### Exercise task
Give an exact copy of every line, leaving images out.

### Supplied information

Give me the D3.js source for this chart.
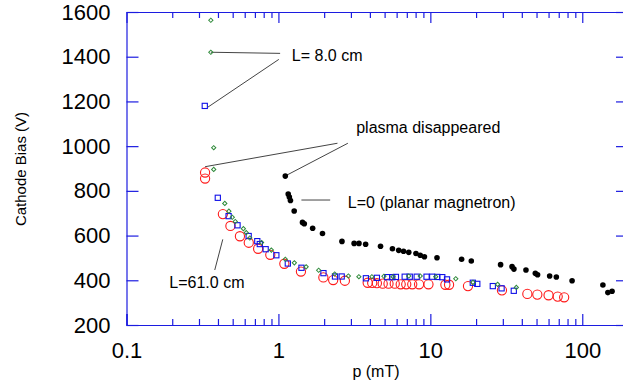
<!DOCTYPE html>
<html>
<head>
<meta charset="utf-8">
<script src="https://cdn.jsdelivr.net/npm/d3@7"></script>
<style>
  html, body { margin: 0; padding: 0; background: #fff; }
  svg { display: block; font-family: "Liberation Sans", Arial, Helvetica, sans-serif; }
</style>
</head>
<body>
<svg id="chart" width="623" height="389"></svg>
<script>
// ---- data (p in mT, cathode bias in V) ----
const blackP = [1.11,1.16,1.18,1.20,1.27,1.44,1.48,1.68,1.95,2.62,3.15,3.39,3.75,4.70,5.63,6.19,6.66,7.21,8.04,8.58,9.14,11.06,16.06,18.6,29.0,34.5,35.5,42.6,49.1,50.8,61.0,67.5,85.7,136.7,147.4,157.1];
const blackV = [866,786,772,757,710,659,653,633,609,574,565,565,561,552,541,534,530,525,520,512,505,501,494,486,470,461,450,446,431,425,419,415,398,379,345,351];

const redP = [0.329,0.329,0.431,0.483,0.558,0.638,0.735,0.884,1.094,1.407,1.976,2.293,2.738,3.869,4.143,4.448,4.858,5.304,5.83,6.38,6.94,7.60,8.43,9.72,12.56,13.28,17.69,29.6,43.5,50.6,60.0,68.9,76.0];
const redV = [882,855,696,643,597,568,541,514,474,439,413,401,398,389,388,387,385,385,385,382,382,382,382,382,380,380,374,355,339,336,333,327,324];

const blueP = [0.3275,0.399,0.470,0.538,0.637,0.726,0.754,0.824,0.969,1.153,1.418,1.979,2.357,2.609,3.765,4.448,5.202,5.61,5.934,6.78,7.32,8.13,9.44,10.29,11.1,11.98,12.88,19.03,20.37,25.77,29.44,35.42];
const blueV = [1180,769,687,646,598,575,562,539,512,475,456,432,417,417,409,411,414,414,415,416,416,416,416,416,415,414,404,389,384,374,364,353];

const greenP = [0.359,0.359,0.375,0.375,0.4435,0.472,0.497,0.520,0.588,0.614,0.648,0.775,0.898,1.110,1.273,1.522,1.840,2.346,2.887,3.385,4.124,4.948,5.680,7.206,8.580,10.85,14.70,19.08,27.72,36.81];
const greenV = [1563,1420,993,896,744,709,682,663,631,613,589,569,535,494,478,460,445,428,419,416,416,418,416,419,419,416,407,391,382,368];

const xMajorTicks = [0.1, 1, 10, 100];
const xTickLabels = ["0.1", "1", "10", "100"];
const yTicks = [200, 400, 600, 800, 1000, 1200, 1400, 1600];
const xTitle = "p (mT)";
const yTitle = "Cathode Bias (V)";

// annotations (text anchor / leader lines in data coordinates)
const annoTexts = [
  { t: "L= 8.0 cm", p: 1.225, v: 1381 },
  { t: "plasma disappeared", p: 3.25, v: 1059 },
  { t: "L=0 (planar magnetron)", p: 2.865, v: 725 },
  { t: "L=61.0 cm", p: 0.1914, v: 367 }
];
const annoLines = [
  [[0.359, 1420], [1.026, 1415]],
  [[1.006, 1388], [0.3426, 1174]],
  [[0.329, 908], [2.447, 1013]],
  [[1.119, 868], [2.865, 1013]],
  [[1.417, 759], [2.191, 759]],
  [[0.4302, 583], [0.381, 446]]
];

// ---- layout ----
const svg = d3.select("#chart");
const axisColor = "#1c1ce0";
const x = d3.scaleLog().domain([0.1, 200]).range([126.5, 628]);
const y = d3.scaleLinear().domain([200, 1600]).range([325, 12]);

const minorTicks = [];
[0.1, 1, 10, 100].forEach(d => { for (let k = 2; k <= 9; k++) { const v = d * k; if (v <= 200) minorTicks.push(+v.toPrecision(3)); } });

function styleAxis(g) {
  g.select(".domain").attr("stroke", axisColor).attr("stroke-width", 1.2);
  g.selectAll(".tick line").attr("stroke", axisColor).attr("stroke-width", 1.2);
  g.selectAll(".tick text").attr("fill", "#000").attr("font-size", 22)
    .attr("font-family", '"Liberation Sans", Arial, sans-serif');
}

// bottom axis
const gB = svg.append("g").attr("transform", `translate(0,${y(200)})`);
gB.call(d3.axisBottom(x).tickValues(xMajorTicks).tickFormat((d, i) => xTickLabels[i]).tickSize(-11).tickPadding(17)).call(styleAxis);
svg.append("g").attr("transform", `translate(0,${y(200)})`)
  .call(d3.axisBottom(x).tickValues(minorTicks).tickFormat("").tickSize(-6).tickSizeOuter(0))
  .call(g => { g.select(".domain").remove(); g.selectAll(".tick line").attr("stroke", axisColor).attr("stroke-width", 1.2); });

// top axis
svg.append("g").attr("transform", `translate(0,${y(1600)})`)
  .call(d3.axisTop(x).tickValues(xMajorTicks).tickFormat("").tickSize(-11).tickSizeOuter(0)).call(styleAxis);
svg.append("g").attr("transform", `translate(0,${y(1600)})`)
  .call(d3.axisTop(x).tickValues(minorTicks).tickFormat("").tickSize(-6).tickSizeOuter(0))
  .call(g => { g.select(".domain").remove(); g.selectAll(".tick line").attr("stroke", axisColor).attr("stroke-width", 1.2); });

// left axis
svg.append("g").attr("transform", `translate(${x(0.1)},0)`)
  .call(d3.axisLeft(y).tickValues(yTicks).tickFormat(d3.format("d")).tickSize(-12).tickSizeOuter(0).tickPadding(16))
  .call(styleAxis);
// right axis
svg.append("g").attr("transform", `translate(${x(200)},0)`)
  .call(d3.axisRight(y).tickValues(yTicks).tickFormat("").tickSize(-12).tickSizeOuter(0))
  .call(styleAxis);

// axis titles
svg.append("text").attr("x", 376).attr("y", 377).attr("text-anchor", "middle")
  .attr("font-size", 16).text(xTitle);
svg.append("text").attr("transform", "translate(26,169) rotate(-90)").attr("text-anchor", "middle")
  .attr("font-size", 15).text(yTitle);

// annotation lines
svg.append("g").selectAll("line").data(annoLines).join("line")
  .attr("x1", d => x(d[0][0])).attr("y1", d => y(d[0][1]))
  .attr("x2", d => x(d[1][0])).attr("y2", d => y(d[1][1]))
  .attr("stroke", "#444").attr("stroke-width", 1);

// series
const green = greenP.map((p, i) => [p, greenV[i]]);
const blue = blueP.map((p, i) => [p, blueV[i]]);
const red = redP.map((p, i) => [p, redV[i]]);
const black = blackP.map((p, i) => [p, blackV[i]]);

svg.append("g").selectAll("circle").data(red).join("circle")
  .attr("cx", d => x(d[0])).attr("cy", d => y(d[1])).attr("r", 4.6)
  .attr("fill", "none").attr("stroke", "#ff1a1a").attr("stroke-width", 1.1);

svg.append("g").selectAll("rect").data(blue).join("rect")
  .attr("x", d => x(d[0]) - 2.6).attr("y", d => y(d[1]) - 2.6).attr("width", 5.2).attr("height", 5.2)
  .attr("fill", "none").attr("stroke", "#1010e8").attr("stroke-width", 1.1);

const dsym = d3.symbol().type(d3.symbolSquare).size(9);
svg.append("g").selectAll("path").data(green).join("path")
  .attr("transform", d => `translate(${x(d[0])},${y(d[1])}) rotate(45)`)
  .attr("d", dsym).attr("fill", "none").attr("stroke", "#2f8a3a").attr("stroke-width", 1);

svg.append("g").selectAll("circle").data(black).join("circle")
  .attr("cx", d => x(d[0])).attr("cy", d => y(d[1])).attr("r", 2.8)
  .attr("fill", "#000");

// annotation text
svg.append("g").selectAll("text").data(annoTexts).join("text")
  .attr("x", d => x(d.p)).attr("y", d => y(d.v))
  .attr("font-size", 16).attr("fill", "#000").text(d => d.t);
</script>
</body>
</html>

### Response for this exercise
Give me the D3.js source for this chart.
<!DOCTYPE html>
<html>
<head>
<meta charset="utf-8">
<script src="https://cdn.jsdelivr.net/npm/d3@7"></script>
<style>
  html, body { margin: 0; padding: 0; background: #fff; }
  svg { display: block; font-family: "Liberation Sans", Arial, Helvetica, sans-serif; }
</style>
</head>
<body>
<svg id="chart" width="623" height="389"></svg>
<script>
// ---- data (p in mT, cathode bias in V) ----
const blackP = [1.11,1.16,1.18,1.20,1.27,1.44,1.48,1.68,1.95,2.62,3.15,3.39,3.75,4.70,5.63,6.19,6.66,7.21,8.04,8.58,9.14,11.06,16.06,18.6,29.0,34.5,35.5,42.6,49.1,50.8,61.0,67.5,85.7,136.7,147.4,157.1];
const blackV = [866,786,772,757,710,659,653,633,609,574,565,565,561,552,541,534,530,525,520,512,505,501,494,486,470,461,450,446,431,425,419,415,398,379,345,351];

const redP = [0.329,0.329,0.431,0.483,0.558,0.638,0.735,0.884,1.094,1.407,1.976,2.293,2.738,3.869,4.143,4.448,4.858,5.304,5.83,6.38,6.94,7.60,8.43,9.72,12.56,13.28,17.69,29.6,43.5,50.6,60.0,68.9,76.0];
const redV = [882,855,696,643,597,568,541,514,474,439,413,401,398,389,388,387,385,385,385,382,382,382,382,382,380,380,374,355,339,336,333,327,324];

const blueP = [0.3275,0.399,0.470,0.538,0.637,0.726,0.754,0.824,0.969,1.153,1.418,1.979,2.357,2.609,3.765,4.448,5.202,5.61,5.934,6.78,7.32,8.13,9.44,10.29,11.1,11.98,12.88,19.03,20.37,25.77,29.44,35.42];
const blueV = [1180,769,687,646,598,575,562,539,512,475,456,432,417,417,409,411,414,414,415,416,416,416,416,416,415,414,404,389,384,374,364,353];

const greenP = [0.359,0.359,0.375,0.375,0.4435,0.472,0.497,0.520,0.588,0.614,0.648,0.775,0.898,1.110,1.273,1.522,1.840,2.346,2.887,3.385,4.124,4.948,5.680,7.206,8.580,10.85,14.70,19.08,27.72,36.81];
const greenV = [1563,1420,993,896,744,709,682,663,631,613,589,569,535,494,478,460,445,428,419,416,416,418,416,419,419,416,407,391,382,368];

const xMajorTicks = [0.1, 1, 10, 100];
const xTickLabels = ["0.1", "1", "10", "100"];
const yTicks = [200, 400, 600, 800, 1000, 1200, 1400, 1600];
const xTitle = "p (mT)";
const yTitle = "Cathode Bias (V)";

// annotations (text anchor / leader lines in data coordinates)
const annoTexts = [
  { t: "L= 8.0 cm", p: 1.225, v: 1381 },
  { t: "plasma disappeared", p: 3.25, v: 1059 },
  { t: "L=0 (planar magnetron)", p: 2.865, v: 725 },
  { t: "L=61.0 cm", p: 0.1914, v: 367 }
];
const annoLines = [
  [[0.359, 1420], [1.026, 1415]],
  [[1.006, 1388], [0.3426, 1174]],
  [[0.329, 908], [2.447, 1013]],
  [[1.119, 868], [2.865, 1013]],
  [[1.417, 759], [2.191, 759]],
  [[0.4302, 583], [0.381, 446]]
];

// ---- layout ----
const svg = d3.select("#chart");
const axisColor = "#1c1ce0";
const x = d3.scaleLog().domain([0.1, 200]).range([126.5, 628]);
const y = d3.scaleLinear().domain([200, 1600]).range([325, 12]);

const minorTicks = [];
[0.1, 1, 10, 100].forEach(d => { for (let k = 2; k <= 9; k++) { const v = d * k; if (v <= 200) minorTicks.push(+v.toPrecision(3)); } });

function styleAxis(g) {
  g.select(".domain").attr("stroke", axisColor).attr("stroke-width", 1.2);
  g.selectAll(".tick line").attr("stroke", axisColor).attr("stroke-width", 1.2);
  g.selectAll(".tick text").attr("fill", "#000").attr("font-size", 22)
    .attr("font-family", '"Liberation Sans", Arial, sans-serif');
}

// bottom axis
const gB = svg.append("g").attr("transform", `translate(0,${y(200)})`);
gB.call(d3.axisBottom(x).tickValues(xMajorTicks).tickFormat((d, i) => xTickLabels[i]).tickSize(-11).tickPadding(17)).call(styleAxis);
svg.append("g").attr("transform", `translate(0,${y(200)})`)
  .call(d3.axisBottom(x).tickValues(minorTicks).tickFormat("").tickSize(-6).tickSizeOuter(0))
  .call(g => { g.select(".domain").remove(); g.selectAll(".tick line").attr("stroke", axisColor).attr("stroke-width", 1.2); });

// top axis
svg.append("g").attr("transform", `translate(0,${y(1600)})`)
  .call(d3.axisTop(x).tickValues(xMajorTicks).tickFormat("").tickSize(-11).tickSizeOuter(0)).call(styleAxis);
svg.append("g").attr("transform", `translate(0,${y(1600)})`)
  .call(d3.axisTop(x).tickValues(minorTicks).tickFormat("").tickSize(-6).tickSizeOuter(0))
  .call(g => { g.select(".domain").remove(); g.selectAll(".tick line").attr("stroke", axisColor).attr("stroke-width", 1.2); });

// left axis
svg.append("g").attr("transform", `translate(${x(0.1)},0)`)
  .call(d3.axisLeft(y).tickValues(yTicks).tickFormat(d3.format("d")).tickSize(-12).tickSizeOuter(0).tickPadding(16))
  .call(styleAxis);
// right axis
svg.append("g").attr("transform", `translate(${x(200)},0)`)
  .call(d3.axisRight(y).tickValues(yTicks).tickFormat("").tickSize(-12).tickSizeOuter(0))
  .call(styleAxis);

// axis titles
svg.append("text").attr("x", 376).attr("y", 377).attr("text-anchor", "middle")
  .attr("font-size", 16).text(xTitle);
svg.append("text").attr("transform", "translate(26,169) rotate(-90)").attr("text-anchor", "middle")
  .attr("font-size", 15).text(yTitle);

// annotation lines
svg.append("g").selectAll("line").data(annoLines).join("line")
  .attr("x1", d => x(d[0][0])).attr("y1", d => y(d[0][1]))
  .attr("x2", d => x(d[1][0])).attr("y2", d => y(d[1][1]))
  .attr("stroke", "#444").attr("stroke-width", 1);

// series
const green = greenP.map((p, i) => [p, greenV[i]]);
const blue = blueP.map((p, i) => [p, blueV[i]]);
const red = redP.map((p, i) => [p, redV[i]]);
const black = blackP.map((p, i) => [p, blackV[i]]);

svg.append("g").selectAll("circle").data(red).join("circle")
  .attr("cx", d => x(d[0])).attr("cy", d => y(d[1])).attr("r", 4.6)
  .attr("fill", "none").attr("stroke", "#ff1a1a").attr("stroke-width", 1.1);

svg.append("g").selectAll("rect").data(blue).join("rect")
  .attr("x", d => x(d[0]) - 2.6).attr("y", d => y(d[1]) - 2.6).attr("width", 5.2).attr("height", 5.2)
  .attr("fill", "none").attr("stroke", "#1010e8").attr("stroke-width", 1.1);

const dsym = d3.symbol().type(d3.symbolSquare).size(9);
svg.append("g").selectAll("path").data(green).join("path")
  .attr("transform", d => `translate(${x(d[0])},${y(d[1])}) rotate(45)`)
  .attr("d", dsym).attr("fill", "none").attr("stroke", "#2f8a3a").attr("stroke-width", 1);

svg.append("g").selectAll("circle").data(black).join("circle")
  .attr("cx", d => x(d[0])).attr("cy", d => y(d[1])).attr("r", 2.8)
  .attr("fill", "#000");

// annotation text
svg.append("g").selectAll("text").data(annoTexts).join("text")
  .attr("x", d => x(d.p)).attr("y", d => y(d.v))
  .attr("font-size", 16).attr("fill", "#000").text(d => d.t);
</script>
</body>
</html>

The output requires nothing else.